= Molecular Frontiers Foundation =

Swedish nonprofit organization

The Molecular Frontiers Foundation (MFF) was founded under the auspices of the Royal Swedish Academy of Sciences in 2007 by Bengt Nordén, a professor of physical chemistry at Chalmers University of Technology in Sweden and the former chair of the Nobel Committee for Chemistry. Part of the mission of MFF according to Nordén is to counter the "increasingly bad image that chemistry has in society" and the "decreasing interest in science by the young generation". Founding members of Molecular Frontiers Foundation include Magdalena Eriksson, Lorie Karnath,(founder Molecular Frontiers Journal), Shuguang Zhang (MIT).

The MFF counts eleven Nobel Laureates amongst its 29-member Scientific Advisory Board.
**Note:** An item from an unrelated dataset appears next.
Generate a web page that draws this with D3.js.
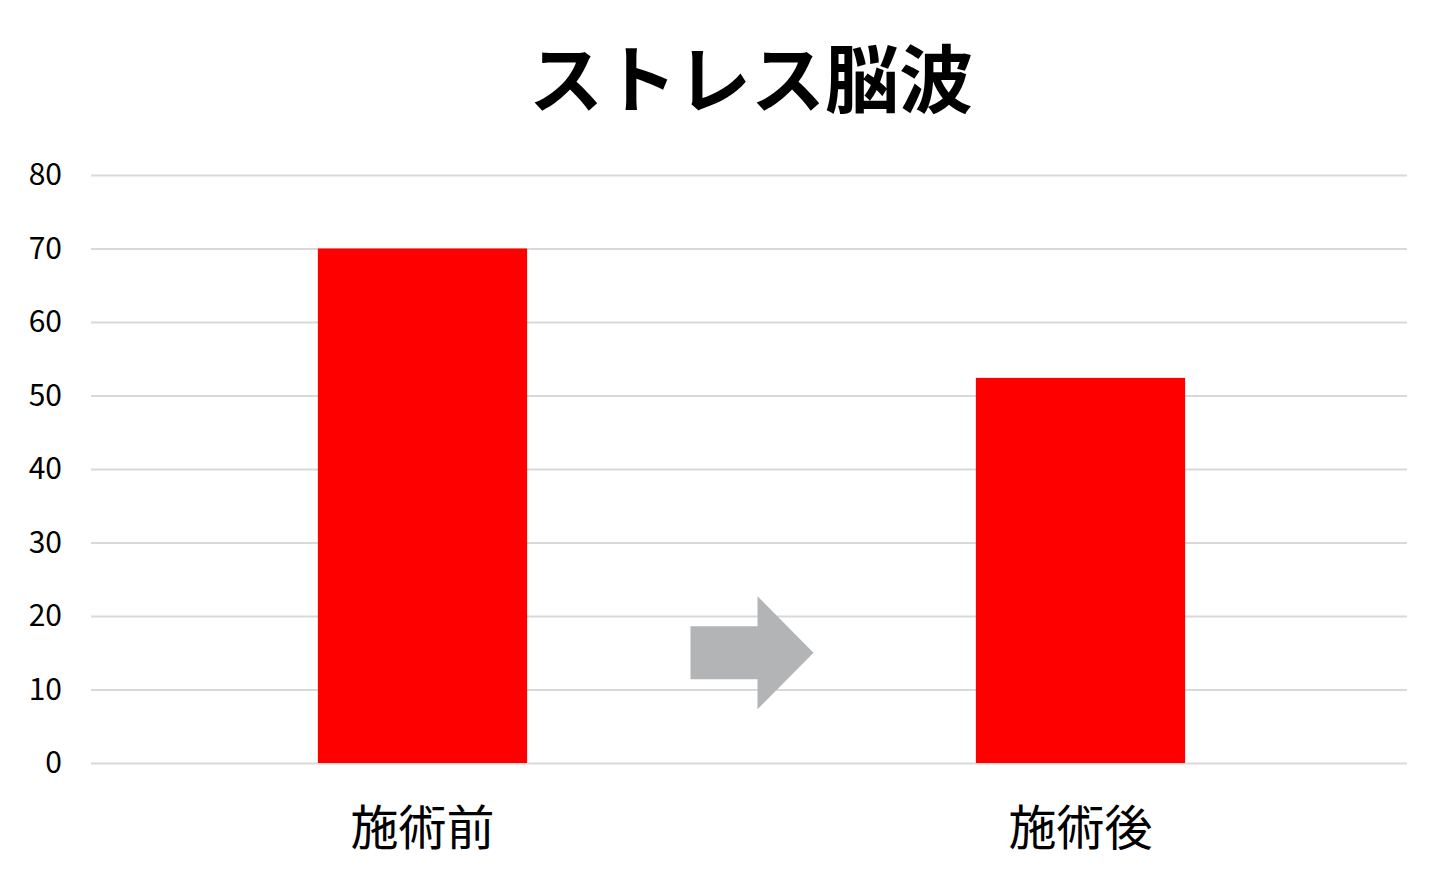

It holds a number of international symposia around the world.
May 23, 24, 2017 Stockholm, Sweden Title: Tailored Biology: Fundamental and Medicinal Insights co-chairs Bengt Nordén and Lorie Karnath
May 9, 10, 2019 Stockholm, Sweden Title: Planet Earth; A Scientific Journey co-chairs Bengt Nordén and Lorie Karnath.
March 6,7, 2023 Berkeley, CA, Title: On the Nature of Water co-chairs Omar Yaghi, Lorie Karnath, Bengt Norden, Douglas Clark, Peidong Yang

Through its science-discussion website "MoleClues", the foundation awards the yearly "Molecular Frontiers Inquiry Prize" also known as the "kid Nobel" to equal numbers of girls and boys from around the world for asking the most penetrating scientific question. The entries are collected online and judged by the MFF Scientific Advisory Board during the annual Spring MFF Youth Forum in the Royal Swedish Academy of Sciences in Stockholm, Sweden.

In April 2023, Lorie Karnath was elected as president of the organization by the Molecular Frontiers Foundation board. The term is for a three year period.